Du « martyr » au Liban : l’amour de la mort et le sens de la vie, ou inversement…


Du « martyr » au Liban : l’amour de la mort et le sens de la vie, ou inversement…

Les funérailles de Abbas Raad, fils du chef du groupe parlementaire du Hezbollah, Mohammad Raad, à Jbaa, au Liban-Sud, le 23 novembre 2023. Photo d’illustration Mahmoud Zayyat/AFP

La guerre du Liban s’est accompagnée dès ses débuts de discours justifiant le dévouement de soi jusqu’au sacrifice suprême dans la défense de causes considérées comme sacrées. Quoi de plus connu depuis la nuit des temps que ces actes extrêmes commis au nom de valeurs absolues qui justifieraient que l’on vive tout autant que l’on meure pour elles ? Dans un monde de conflits, la mort que l’on inflige est l’expression ultime de la puissance pour imposer sa force à un ennemi ou lui signifier une ultime détermination.

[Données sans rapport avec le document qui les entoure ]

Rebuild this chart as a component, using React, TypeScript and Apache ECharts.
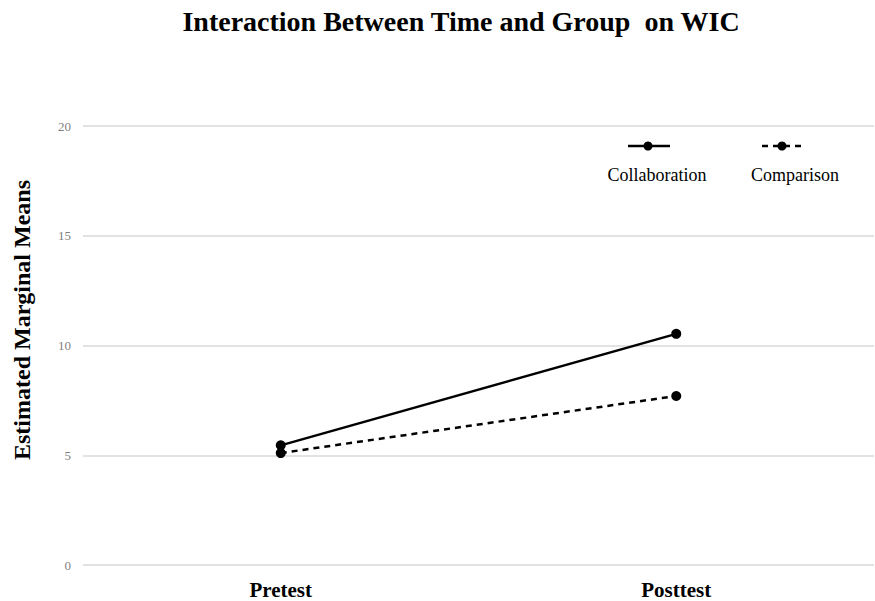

Tout au long du tragique déroulement de la guerre au Liban, la mort au combat a revêtu le sens de la résistance à un destin qu’un ennemi, variable selon les époques, entendait dicter au pays ou à l’une de ses communautés. Attaquées dans leur existence propre, exposées au risque de perdre leur terre ou leur place, leur identité ou leur culture, ou simplement leur pouvoir et les leviers de leur puissance, ces dernières ont mobilisé leurs forces dans un combat où la mort était perçue comme le prix inéluctable à payer pour la survie du groupe. Que ces combats soient mêlés à des intérêts politiciens, qu’ils soient instrumentalisés, fruits de complots réels ou imaginaires, là n’est pas l’enjeu. Ce qui compte, c’est qu’au moment du danger le plus grand, le plus grand sacrifice soit consenti. Là seulement réside le sens de la lutte de ceux qui donnent leur vie pour la vie des leurs. Quand ils tombent, dit la voix populaire, ils meurent en « martyrs ».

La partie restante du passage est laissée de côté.